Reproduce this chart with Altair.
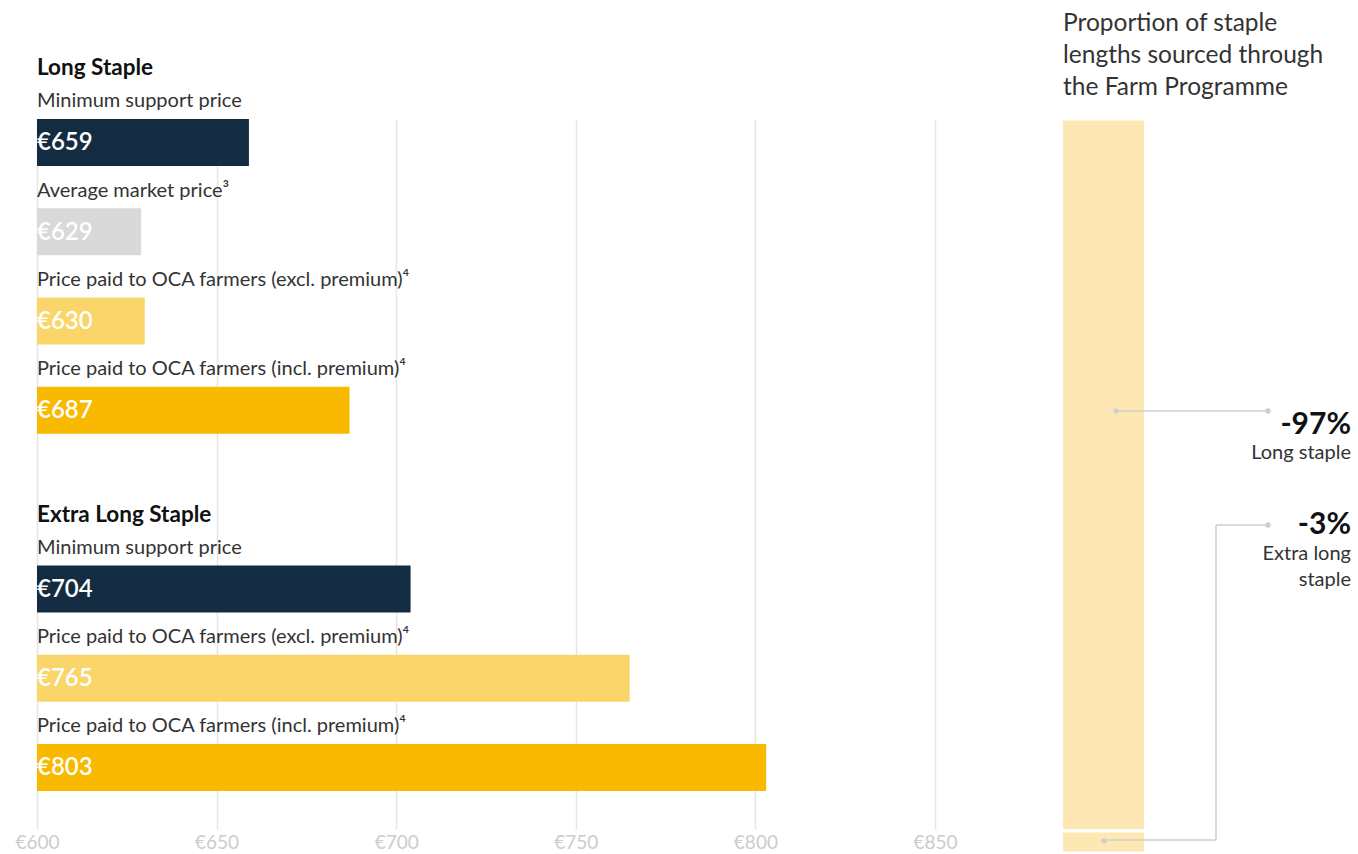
import altair as alt
import pandas as pd

# ---- data ----
groups = ["Long Staple"] * 4 + ["Extra Long Staple"] * 3
labels = [
    "Minimum support price",
    "Average market price³",
    "Price paid to OCA farmers (excl. premium)⁴",
    "Price paid to OCA farmers (incl. premium)⁴",
    "Minimum support price",
    "Price paid to OCA farmers (excl. premium)⁴",
    "Price paid to OCA farmers (incl. premium)⁴",
]
kinds = ["msp", "market", "excl", "incl", "msp", "excl", "incl"]
values = [659, 629, 630, 687, 704, 765, 803]
headers = ["Long Staple", "Extra Long Staple"]

kind_names = ["msp", "market", "excl", "incl"]
kind_colors = ["#142c41", "#d9d9d9", "#fad66a", "#f8b900"]

staples = ["Long staple", "Extra long staple"]
shares = [97, 3]
share_labels = ["-97%", "-3%"]
tick_values = [600, 650, 700, 750, 800, 850]

FONT = "Lato"

# ---- table ----
slots = [f"{g}|{l}" for g, l in zip(groups, labels)]
slot_domain = slots[:4] + ["gap"] + slots[4:]
df = pd.DataFrame({
    "slot": slots, "group": groups, "label": labels,
    "kind": kinds, "value": values,
    "text": [f"€{v}" for v in values],
})
hdr = pd.DataFrame({"slot": [slots[0], slots[4]], "header": headers})

yenc = alt.Y("slot:N", sort=slot_domain,
             scale=alt.Scale(domain=slot_domain, paddingInner=0.474,
                             paddingOuter=0.213, align=0),
             axis=None)
xscale = alt.Scale(domain=[600, 850], nice=False, zero=False)

bars = alt.Chart(df).mark_bar().encode(
    x=alt.X("value:Q", scale=xscale,
            axis=alt.Axis(values=tick_values, title=None, domain=False,
                          ticks=False, grid=True, gridColor="#e6e6e6",
                          gridWidth=1.5, labelFlush=False,
                          labelColor="#cccccc", labelFontSize=19,
                          labelFont=FONT, labelPadding=4,
                          labelExpr="'€' + datum.value")),
    x2=alt.datum(600),
    y=yenc,
    color=alt.Color("kind:N", scale=alt.Scale(domain=kind_names, range=kind_colors),
                    legend=None),
)

vals = alt.Chart(df).mark_text(align="left", baseline="middle", color="white",
                               fontSize=24, font=FONT, fontWeight=600, dx=0, dy=1).encode(
    x=alt.datum(600, scale=xscale), y=yenc, text="text:N")

labs = alt.Chart(df).mark_text(align="left", baseline="middle", color="#333333",
                               fontSize=20, font=FONT, dy=-41).encode(
    x=alt.datum(600, scale=xscale), y=yenc, text="label:N")

heads = alt.Chart(hdr).mark_text(align="left", baseline="middle", color="#111111",
                                 fontSize=22.5, font=FONT, fontWeight="bold",
                                 dy=-74).encode(
    x=alt.datum(600, scale=xscale), y=yenc, text="header:N")

left = alt.layer(bars, vals, labs, heads).properties(width=898, height=710)

# ---- right panel ----
ends = pd.Series(shares[::-1]).cumsum().tolist()[::-1]
rdf = pd.DataFrame({"staple": staples, "share": shares,
                    "end": ends, "start": [e - s for e, s in zip(ends, shares)],
                    "pct": share_labels})

rbar = alt.Chart(rdf).mark_bar(color="#fde8b3", stroke="white", strokeWidth=3).encode(
    x=alt.value(-1.5), x2=alt.value(82.5),
    y=alt.Y("end:Q", scale=alt.Scale(domain=[0, 100], nice=False), axis=None),
    y2="start:Q",
)

LINE = "#cfcfcf"
seg = pd.DataFrame({"x": [53, 153, 153, 41], "x2": [205, 205, 153, 153],
                    "y": [292, 406, 406, 721], "y2": [292, 406, 721, 721]})
lines = alt.Chart(seg).mark_rule(color=LINE, strokeWidth=1.5).encode(
    x=alt.X("x:Q", scale=None), x2="x2:Q",
    y=alt.Y("y:Q", scale=None), y2="y2:Q")

dots_df = pd.DataFrame({"x": [53, 205, 205, 41], "y": [292, 292, 406, 722]})
dots = alt.Chart(dots_df).mark_circle(color=LINE, size=30, opacity=1).encode(
    x=alt.X("x:Q", scale=None), y=alt.Y("y:Q", scale=None))

ann_df = pd.DataFrame({"pct": share_labels, "name": ["Long staple", "Extra long\nstaple"],
                       "y": [306, 406], "yn": [334, 435]})
pct_t = alt.Chart(ann_df).mark_text(align="right", baseline="middle", fontSize=30,
                                    font=FONT, fontWeight="bold", color="#111111").encode(
    x=alt.value(288), y=alt.Y("y:Q", scale=None), text="pct:N")
name_t = alt.Chart(ann_df).mark_text(align="right", baseline="middle", fontSize=20,
                                     font=FONT, color="#333333", lineBreak="\n",
                                     lineHeight=26).encode(
    x=alt.value(288), y=alt.Y("yn:Q", scale=None), text="name:N")

right = alt.layer(rbar, lines, dots, pct_t, name_t).properties(
    width=81, height=734,
    title=alt.TitleParams(
        ["Proportion of staple", "lengths sourced through", "the Farm Programme"],
        anchor="start", fontSize=24.5, lineHeight=32, color="#333333",
        font=FONT, fontWeight="normal", offset=17, dx=3),
)

chart = alt.hconcat(left, right, spacing=128, bounds="flush").properties(
    padding={"left": 14, "top": 11, "right": 5, "bottom": 0}
).configure_view(stroke=None)

chart.save("out.html", embed_options={"renderer": "svg", "actions": False})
····················
PROBLEM TO WORK ON
Restate the whole listing above exactly, except for its images.

CORRECT RESPONSE
Reproduce this chart with Altair.
import altair as alt
import pandas as pd

# ---- data ----
groups = ["Long Staple"] * 4 + ["Extra Long Staple"] * 3
labels = [
    "Minimum support price",
    "Average market price³",
    "Price paid to OCA farmers (excl. premium)⁴",
    "Price paid to OCA farmers (incl. premium)⁴",
    "Minimum support price",
    "Price paid to OCA farmers (excl. premium)⁴",
    "Price paid to OCA farmers (incl. premium)⁴",
]
kinds = ["msp", "market", "excl", "incl", "msp", "excl", "incl"]
values = [659, 629, 630, 687, 704, 765, 803]
headers = ["Long Staple", "Extra Long Staple"]

kind_names = ["msp", "market", "excl", "incl"]
kind_colors = ["#142c41", "#d9d9d9", "#fad66a", "#f8b900"]

staples = ["Long staple", "Extra long staple"]
shares = [97, 3]
share_labels = ["-97%", "-3%"]
tick_values = [600, 650, 700, 750, 800, 850]

FONT = "Lato"

# ---- table ----
slots = [f"{g}|{l}" for g, l in zip(groups, labels)]
slot_domain = slots[:4] + ["gap"] + slots[4:]
df = pd.DataFrame({
    "slot": slots, "group": groups, "label": labels,
    "kind": kinds, "value": values,
    "text": [f"€{v}" for v in values],
})
hdr = pd.DataFrame({"slot": [slots[0], slots[4]], "header": headers})

yenc = alt.Y("slot:N", sort=slot_domain,
             scale=alt.Scale(domain=slot_domain, paddingInner=0.474,
                             paddingOuter=0.213, align=0),
             axis=None)
xscale = alt.Scale(domain=[600, 850], nice=False, zero=False)

bars = alt.Chart(df).mark_bar().encode(
    x=alt.X("value:Q", scale=xscale,
            axis=alt.Axis(values=tick_values, title=None, domain=False,
                          ticks=False, grid=True, gridColor="#e6e6e6",
                          gridWidth=1.5, labelFlush=False,
                          labelColor="#cccccc", labelFontSize=19,
                          labelFont=FONT, labelPadding=4,
                          labelExpr="'€' + datum.value")),
    x2=alt.datum(600),
    y=yenc,
    color=alt.Color("kind:N", scale=alt.Scale(domain=kind_names, range=kind_colors),
                    legend=None),
)

vals = alt.Chart(df).mark_text(align="left", baseline="middle", color="white",
                               fontSize=24, font=FONT, fontWeight=600, dx=0, dy=1).encode(
    x=alt.datum(600, scale=xscale), y=yenc, text="text:N")

labs = alt.Chart(df).mark_text(align="left", baseline="middle", color="#333333",
                               fontSize=20, font=FONT, dy=-41).encode(
    x=alt.datum(600, scale=xscale), y=yenc, text="label:N")

heads = alt.Chart(hdr).mark_text(align="left", baseline="middle", color="#111111",
                                 fontSize=22.5, font=FONT, fontWeight="bold",
                                 dy=-74).encode(
    x=alt.datum(600, scale=xscale), y=yenc, text="header:N")

left = alt.layer(bars, vals, labs, heads).properties(width=898, height=710)

# ---- right panel ----
ends = pd.Series(shares[::-1]).cumsum().tolist()[::-1]
rdf = pd.DataFrame({"staple": staples, "share": shares,
                    "end": ends, "start": [e - s for e, s in zip(ends, shares)],
                    "pct": share_labels})

rbar = alt.Chart(rdf).mark_bar(color="#fde8b3", stroke="white", strokeWidth=3).encode(
    x=alt.value(-1.5), x2=alt.value(82.5),
    y=alt.Y("end:Q", scale=alt.Scale(domain=[0, 100], nice=False), axis=None),
    y2="start:Q",
)

LINE = "#cfcfcf"
seg = pd.DataFrame({"x": [53, 153, 153, 41], "x2": [205, 205, 153, 153],
                    "y": [292, 406, 406, 721], "y2": [292, 406, 721, 721]})
lines = alt.Chart(seg).mark_rule(color=LINE, strokeWidth=1.5).encode(
    x=alt.X("x:Q", scale=None), x2="x2:Q",
    y=alt.Y("y:Q", scale=None), y2="y2:Q")

dots_df = pd.DataFrame({"x": [53, 205, 205, 41], "y": [292, 292, 406, 722]})
dots = alt.Chart(dots_df).mark_circle(color=LINE, size=30, opacity=1).encode(
    x=alt.X("x:Q", scale=None), y=alt.Y("y:Q", scale=None))

ann_df = pd.DataFrame({"pct": share_labels, "name": ["Long staple", "Extra long\nstaple"],
                       "y": [306, 406], "yn": [334, 435]})
pct_t = alt.Chart(ann_df).mark_text(align="right", baseline="middle", fontSize=30,
                                    font=FONT, fontWeight="bold", color="#111111").encode(
    x=alt.value(288), y=alt.Y("y:Q", scale=None), text="pct:N")
name_t = alt.Chart(ann_df).mark_text(align="right", baseline="middle", fontSize=20,
                                     font=FONT, color="#333333", lineBreak="\n",
                                     lineHeight=26).encode(
    x=alt.value(288), y=alt.Y("yn:Q", scale=None), text="name:N")

right = alt.layer(rbar, lines, dots, pct_t, name_t).properties(
    width=81, height=734,
    title=alt.TitleParams(
        ["Proportion of staple", "lengths sourced through", "the Farm Programme"],
        anchor="start", fontSize=24.5, lineHeight=32, color="#333333",
        font=FONT, fontWeight="normal", offset=17, dx=3),
)

chart = alt.hconcat(left, right, spacing=128, bounds="flush").properties(
    padding={"left": 14, "top": 11, "right": 5, "bottom": 0}
).configure_view(stroke=None)

chart.save("out.html", embed_options={"renderer": "svg", "actions": False})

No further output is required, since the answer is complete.